## begin Given data
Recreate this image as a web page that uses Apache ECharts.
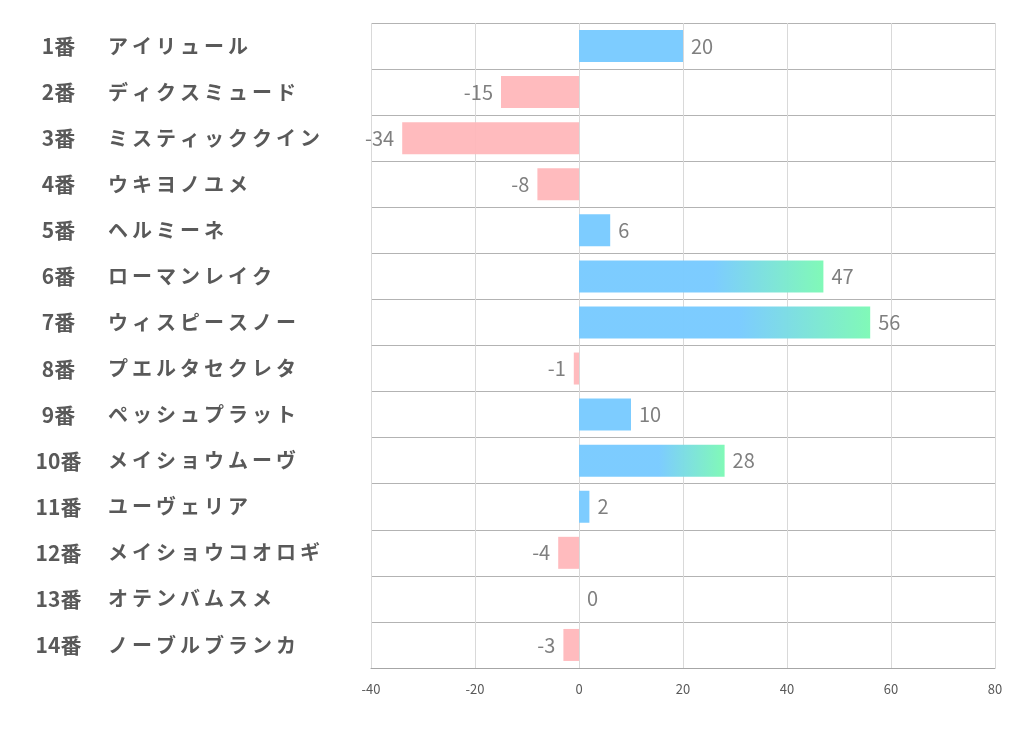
<!DOCTYPE html>
<html><head><meta charset="utf-8">
<script src="https://cdn.jsdelivr.net/npm/echarts@6/dist/echarts.min.js"></script>
<style>html,body{margin:0;padding:0;background:#fff}#c{width:1022px;height:730px}</style>
</head><body><div id="c"></div>
<script>
const numbers = ['1番','2番','3番','4番','5番','6番','7番','8番','9番','10番','11番','12番','13番','14番'];
const names = ['アイリュール','ディクスミュード','ミスティッククイン','ウキヨノユメ','ヘルミーネ','ローマンレイク','ウィスピースノー','プエルタセクレタ','ペッシュプラット','メイショウムーヴ','ユーヴェリア','メイショウコオロギ','オテンバムスメ','ノーブルブランカ'];
const values = [20,-15,-34,-8,6,47,56,-1,10,28,2,-4,0,-3];
const xTicks = [-40,-20,0,20,40,60,80];

const categories = numbers.map((n,i)=>n+'|'+names[i]);
const chart = echarts.init(document.getElementById('c'));
const BLUE='rgba(122,203,255,0.98)', GREEN='rgba(126,249,182,0.98)', PINK='rgba(255,183,186,0.95)';
const spaced = s => Array.from(s).join('\u2009');
chart.setOption({
  animation:false,
  grid:{left:371,right:27,top:23,bottom:62,containLabel:false},
  xAxis:{type:'value',min:xTicks[0],max:xTicks[xTicks.length-1],interval:20,
    axisLine:{show:true,lineStyle:{color:'#a6a6a6',width:1}},
    axisTick:{show:false},
    axisLabel:{color:'#595959',fontSize:13,margin:15,fontFamily:'"Noto Sans CJK JP","Noto Sans",sans-serif'},
    splitLine:{show:true,lineStyle:{color:'#d9d9d9',width:1}}},
  yAxis:{type:'category',data:categories,inverse:true,
    axisLine:{show:false},axisTick:{show:false},
    splitLine:{show:true,lineStyle:{color:'#b3b3b3',width:1}},
    axisLabel:{align:'left',margin:338,
      formatter:function(v){const p=v.split('|');return '{a|'+p[0]+'}{b|'+spaced(p[1])+'}';},
      rich:{
        a:{width:51,align:'right',fontSize:21,fontWeight:'bold',color:'#595959',fontFamily:'"Noto Sans CJK JP",sans-serif'},
        b:{padding:[0,0,0,24],align:'left',fontSize:20,fontWeight:'bold',color:'#595959',fontFamily:'"Noto Sans CJK JP",sans-serif'}
      }}},
  series:[{type:'bar',barWidth:32,
    data:values.map(v=>({value:v,label:{position:v<0?'left':'right'}})),
    itemStyle:{color:function(p){
      const v=p.value;
      if(v<0) return PINK;
      if(v>=25) return new echarts.graphic.LinearGradient(0,0,1,0,[{offset:0,color:BLUE},{offset:0.55,color:BLUE},{offset:1,color:GREEN}]);
      return BLUE;}},
    label:{show:true,distance:8,color:'#7f7f7f',fontSize:20,fontFamily:'"Noto Sans CJK JP","Noto Sans",sans-serif'}
  }]
});
</script></body></html>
## end Given data
__Exercise requirements__.
Repeat the material above in full and unchanged, minus its images.

__Solution__.
Recreate this image as a web page that uses Apache ECharts.
<!DOCTYPE html>
<html><head><meta charset="utf-8">
<script src="https://cdn.jsdelivr.net/npm/echarts@6/dist/echarts.min.js"></script>
<style>html,body{margin:0;padding:0;background:#fff}#c{width:1022px;height:730px}</style>
</head><body><div id="c"></div>
<script>
const numbers = ['1番','2番','3番','4番','5番','6番','7番','8番','9番','10番','11番','12番','13番','14番'];
const names = ['アイリュール','ディクスミュード','ミスティッククイン','ウキヨノユメ','ヘルミーネ','ローマンレイク','ウィスピースノー','プエルタセクレタ','ペッシュプラット','メイショウムーヴ','ユーヴェリア','メイショウコオロギ','オテンバムスメ','ノーブルブランカ'];
const values = [20,-15,-34,-8,6,47,56,-1,10,28,2,-4,0,-3];
const xTicks = [-40,-20,0,20,40,60,80];

const categories = numbers.map((n,i)=>n+'|'+names[i]);
const chart = echarts.init(document.getElementById('c'));
const BLUE='rgba(122,203,255,0.98)', GREEN='rgba(126,249,182,0.98)', PINK='rgba(255,183,186,0.95)';
const spaced = s => Array.from(s).join('\u2009');
chart.setOption({
  animation:false,
  grid:{left:371,right:27,top:23,bottom:62,containLabel:false},
  xAxis:{type:'value',min:xTicks[0],max:xTicks[xTicks.length-1],interval:20,
    axisLine:{show:true,lineStyle:{color:'#a6a6a6',width:1}},
    axisTick:{show:false},
    axisLabel:{color:'#595959',fontSize:13,margin:15,fontFamily:'"Noto Sans CJK JP","Noto Sans",sans-serif'},
    splitLine:{show:true,lineStyle:{color:'#d9d9d9',width:1}}},
  yAxis:{type:'category',data:categories,inverse:true,
    axisLine:{show:false},axisTick:{show:false},
    splitLine:{show:true,lineStyle:{color:'#b3b3b3',width:1}},
    axisLabel:{align:'left',margin:338,
      formatter:function(v){const p=v.split('|');return '{a|'+p[0]+'}{b|'+spaced(p[1])+'}';},
      rich:{
        a:{width:51,align:'right',fontSize:21,fontWeight:'bold',color:'#595959',fontFamily:'"Noto Sans CJK JP",sans-serif'},
        b:{padding:[0,0,0,24],align:'left',fontSize:20,fontWeight:'bold',color:'#595959',fontFamily:'"Noto Sans CJK JP",sans-serif'}
      }}},
  series:[{type:'bar',barWidth:32,
    data:values.map(v=>({value:v,label:{position:v<0?'left':'right'}})),
    itemStyle:{color:function(p){
      const v=p.value;
      if(v<0) return PINK;
      if(v>=25) return new echarts.graphic.LinearGradient(0,0,1,0,[{offset:0,color:BLUE},{offset:0.55,color:BLUE},{offset:1,color:GREEN}]);
      return BLUE;}},
    label:{show:true,distance:8,color:'#7f7f7f',fontSize:20,fontFamily:'"Noto Sans CJK JP","Noto Sans",sans-serif'}
  }]
});
</script></body></html>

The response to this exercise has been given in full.